Google will stop providing Huawei with support for Android and Google services. The move was made in response to a U.S. order restricting companies’ ability to trade with Huawei due to security concerns. Read our comment on how it likely will affect the company.
However, the U.S. government on Monday temporarily eased some trade restrictions imposed last week on China’s Huawei, a move that sought to minimize disruption for the telecom company’s customers around the world. The U.S. Commerce Department will allow Huawei Technologies to purchase American-made goods in order to maintain existing networks and provide software updates to existing Huawei handsets.
The authorization, which is in effect for 90 days, suggests changes to Huawei’s supply chain may have immediate, far-reaching and unintended consequences for its customers. “The goal seems to be to prevent internet, computer and cell phone systems from crashing,” said Washington lawyer Kevin Wolf, a former Commerce Department official. “This is not a capitulation. This is housekeeping.”
In the short-term, the news will have no impact on the current business for Flexion. Currently, Flexion has no contract with Huawei’s AppGallery.
The long-term impact will benefit Flexion, as the market becomes more fragmented and Android devices will have less dependence on Google and its app store Google Play.
As we wrote in our initial coverage report Google have also been under regulatory pressure. As part of an antitrust settlement in Europe, device manufacturers now must pay a license fee of up to EUR 50 per device to enable access to Google Play for end consumers. This will erode their margins even further for device manufacturers and is spurring them into getting their own app stores into the market.
Currently, Huawei is the second largest smartphone maker in the world (after Samsung). But Huawei has much higher growth than Samsung (growth of 30% last year) despite the fact that Huawei’s smartphones are not officially available to purchase in the US.
Huawei AppGallery is China’s third-largest Android app store, with an estimated revenue of USD 1.9 billion in 2018. Huawei launched its app store globally in April 2018. We, however, estimate Huawei’s App Gallery current market position in the western markets to minimal.
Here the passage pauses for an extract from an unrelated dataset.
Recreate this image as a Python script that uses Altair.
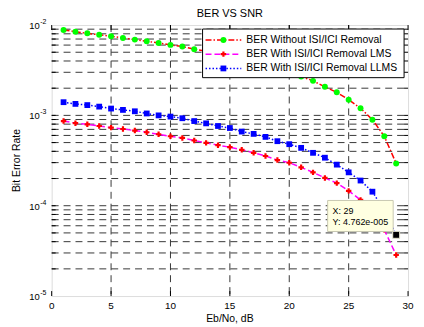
import altair as alt
import pandas as pd

# ---------------- data ----------------
snr = list(range(1, 30))
ber_without = [8.8e-3, 8.45e-3, 8.1e-3, 7.8e-3, 7.5e-3, 7.2e-3, 6.9e-3, 6.6e-3, 6.34e-3, 6.03e-3,
               5.78e-3, 5.4e-3, 5.13e-3, 4.84e-3, 4.55e-3, 4.25e-3, 3.94e-3, 3.63e-3, 3.31e-3, 3.0e-3,
               2.7e-3, 2.41e-3, 2.07e-3, 1.80e-3, 1.49e-3, 1.2e-3, 8.97e-4, 5.87e-4, 2.94e-4]
ber_lms = [8.65e-4, 8.2e-4, 7.96e-4, 7.63e-4, 7.32e-4, 7.07e-4, 6.79e-4, 6.5e-4, 6.18e-4, 5.87e-4,
           5.63e-4, 5.27e-4, 4.96e-4, 4.68e-4, 4.45e-4, 4.16e-4, 3.85e-4, 3.55e-4, 3.2e-4, 2.99e-4,
           2.66e-4, 2.34e-4, 2.03e-4, 1.78e-4, 1.46e-4, 1.16e-4, 8.4e-5, 5.4e-5, 2.85e-5]
ber_llms = [1.4e-3, 1.34e-3, 1.30e-3, 1.25e-3, 1.19e-3, 1.15e-3, 1.11e-3, 1.05e-3, 1.0e-3, 9.7e-4,
            9.3e-4, 8.65e-4, 8.16e-4, 7.63e-4, 7.25e-4, 6.62e-4, 6.24e-4, 5.78e-4, 5.18e-4, 4.8e-4,
            4.37e-4, 3.85e-4, 3.4e-4, 2.85e-4, 2.34e-4, 1.9e-4, 1.43e-4, 8.8e-5, 4.762e-5]

series_names = ["BER Without ISI/ICI Removal", "BER With ISI/ICI Removal LMS", "BER With ISI/ICI Removal LLMS"]
x_ticks = [0, 5, 10, 15, 20, 25, 30]
x_tick_labels = ["0", "5", "10", "15", "20", "25", "30"]
y_decades = [1e-5, 1e-4, 1e-3, 1e-2]
y_exponents = ["-5", "-4", "-3", "-2"]
tip_x = 29
tip_y = 4.762e-5
tip_lines = ["X: 29", "Y: 4.762e-005"]
title_text = "BER VS SNR"
x_title = "Eb/No, dB"
y_title = "Bit Error Rate"

# ---------------- layout / style ----------------
W, H = 359, 273
FONT = "Liberation Sans"
styles = [
    dict(line="#ff0000", dash=[6, 2, 1.5, 2], shape="circle", fill="#00ff00", size=36),
    dict(line="#ff00ff", dash=[6, 3], shape="cross", fill="#ff0000", size=30),
    dict(line="#0000ff", dash=[1.5, 2], shape="square", fill="#0000ff", size=34),
]

xs = alt.Scale(domain=[0, 30], nice=False, zero=False)
ys = alt.Scale(type="log", domain=[1e-5, 1e-2], nice=False)


def X(f):
    return alt.X(f, type="quantitative", scale=xs, axis=None)


def Y(f):
    return alt.Y(f, type="quantitative", scale=ys, axis=None)


minor_vals = [k * d for d in [1e-5, 1e-4, 1e-3] for k in range(1, 10) if k * d > 1e-5]
grid_x_df = pd.DataFrame({"gx": x_ticks[1:-1]})
grid_y_df = pd.DataFrame({"gy": minor_vals})
tick_x_df = pd.DataFrame({"gx": x_ticks, "lab": x_tick_labels})

layers = []
gstyle = dict(color="#222222", strokeWidth=0.9, strokeDash=[7, 5])
layers.append(alt.Chart(grid_x_df).mark_rule(**gstyle).encode(x=X("gx"), y=alt.value(0), y2=alt.value(H)))
layers.append(alt.Chart(grid_y_df).mark_rule(**gstyle).encode(y=Y("gy"), x=alt.value(0), x2=alt.value(W)))

# inward ticks (box style)
tk = dict(color="#000", strokeWidth=1)
layers.append(alt.Chart(grid_y_df).mark_rule(**tk).encode(y=Y("gy"), x=alt.value(0), x2=alt.value(4)))
layers.append(alt.Chart(grid_y_df).mark_rule(**tk).encode(y=Y("gy"), x=alt.value(W - 4), x2=alt.value(W)))
layers.append(alt.Chart(tick_x_df).mark_rule(**tk).encode(x=X("gx"), y=alt.value(H - 5), y2=alt.value(H)))
layers.append(alt.Chart(tick_x_df).mark_rule(**tk).encode(x=X("gx"), y=alt.value(0), y2=alt.value(5)))

# data series
for name, vals, st in zip(series_names, [ber_without, ber_lms, ber_llms], styles):
    df = pd.DataFrame({"snr": snr, "ber": vals})
    layers.append(alt.Chart(df).mark_line(color=st["line"], strokeWidth=1.5, strokeDash=st["dash"]).encode(
        x=X("snr"), y=Y("ber")))
    layers.append(alt.Chart(df).mark_point(shape=st["shape"], filled=True, color=st["fill"], size=st["size"],
                                           opacity=1).encode(x=X("snr"), y=Y("ber")))

# legend box
leg_df = pd.DataFrame({"a": [0]})
layers.append(alt.Chart(leg_df).mark_rect(fill="white", stroke="#000", strokeWidth=1).encode(
    x=alt.value(152), x2=alt.value(355), y=alt.value(4), y2=alt.value(53)))
row_y = [15, 29.3, 43.7]
for name, st, ry in zip(series_names, styles, row_y):
    layers.append(alt.Chart(leg_df).mark_rule(color=st["line"], strokeWidth=1.5, strokeDash=st["dash"]).encode(
        x=alt.value(155), x2=alt.value(191), y=alt.value(ry)))
    layers.append(alt.Chart(leg_df).mark_point(shape=st["shape"], filled=True, color=st["fill"], size=st["size"],
                                               opacity=1).encode(x=alt.value(173), y=alt.value(ry)))
    layers.append(alt.Chart(pd.DataFrame({"t": [name]})).mark_text(
        align="left", baseline="middle", font=FONT, fontSize=10.5, color="#000").encode(
        x=alt.value(196), y=alt.value(ry), text="t:N"))

# data tip
layers.append(alt.Chart(leg_df).mark_rect(fill="#ffffe1", stroke="#c8c8b0", strokeWidth=1).encode(
    x=alt.value(278), x2=alt.value(344), y=alt.value(176.7), y2=alt.value(208)))
for t, ty in zip(tip_lines, [187.5, 198.7]):
    layers.append(alt.Chart(pd.DataFrame({"t": [t]})).mark_text(
        align="left", baseline="middle", font=FONT, fontSize=9, color="#000").encode(
        x=alt.value(283), y=alt.value(ty), text="t:N"))
layers.append(alt.Chart(pd.DataFrame({"snr": [tip_x], "ber": [tip_y]})).mark_point(
    shape="square", filled=True, color="#000", size=49, stroke="#e8e8d0", strokeWidth=1, opacity=1).encode(
    x=X("snr"), y=Y("ber")))

# x tick labels
layers.append(alt.Chart(tick_x_df).mark_text(align="center", baseline="middle", font=FONT, fontSize=10,
                                             color="#000").encode(x=X("gx"), y=alt.value(H + 10.5), text="lab:N"))
# y tick labels 10^k
ylab_df = pd.DataFrame({"v": y_decades, "e": y_exponents, "b": ["10"] * 4})
layers.append(alt.Chart(ylab_df).mark_text(align="right", baseline="middle", font=FONT, fontSize=9.5,
                                           color="#000", dy=1).encode(x=alt.value(-12), y=Y("v"), text="b:N"))
layers.append(alt.Chart(ylab_df).mark_text(align="left", baseline="middle", font=FONT, fontSize=7,
                                           color="#000", dy=-3).encode(x=alt.value(-11.5), y=Y("v"), text="e:N"))
# axis titles
layers.append(alt.Chart(pd.DataFrame({"t": [y_title]})).mark_text(
    align="center", baseline="middle", angle=270, font=FONT, fontSize=10.5, color="#000").encode(
    x=alt.value(-35), y=alt.value(H / 2), text="t:N"))
layers.append(alt.Chart(pd.DataFrame({"t": [x_title]})).mark_text(
    align="center", baseline="middle", font=FONT, fontSize=10.5, color="#000").encode(
    x=alt.value(W / 2), y=alt.value(H + 23), text="t:N"))
# chart title
layers.append(alt.Chart(pd.DataFrame({"t": [title_text]})).mark_text(
    align="center", baseline="middle", font=FONT, fontSize=11, color="#000").encode(
    x=alt.value(W / 2), y=alt.value(-11), text="t:N"))

chart = alt.layer(*layers).properties(
    width=W, height=H,
    padding={"left": 44, "top": 16, "right": 8, "bottom": 30},
    autosize=alt.AutoSizeParams(type="none"),
).configure_view(stroke="#000", strokeWidth=1).configure(background="white")

chart.save("out.html", embed_options={"renderer": "svg", "actions": False})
But now the circumstances have changed.
Android is a so-called open-source operating system, which means Huawei will likely start building its own version of Android for international markets, similar to what Amazon ships with its Fire tablets. This means a logical strategic decision is that Huawei will make its own app store the default option on Huawei devices.
Huawei is now forced to intensify the commercialization of its app store in the western markets, which ultimately means they have to invest in more and better content. Flexion and Huawei already have a collaboration, which means new strategic discussions adding the Flexion games portfolio to Huawei AppGallery is likely.
It will be interesting to follow what other Chinese smartphone makers (Xiaomi, Oppo etcetera) will do next. Google will, of course, try to maintain its control over Android and Google Play.
We will not change our estimates after the news, but this market change strengthens the Flexion case.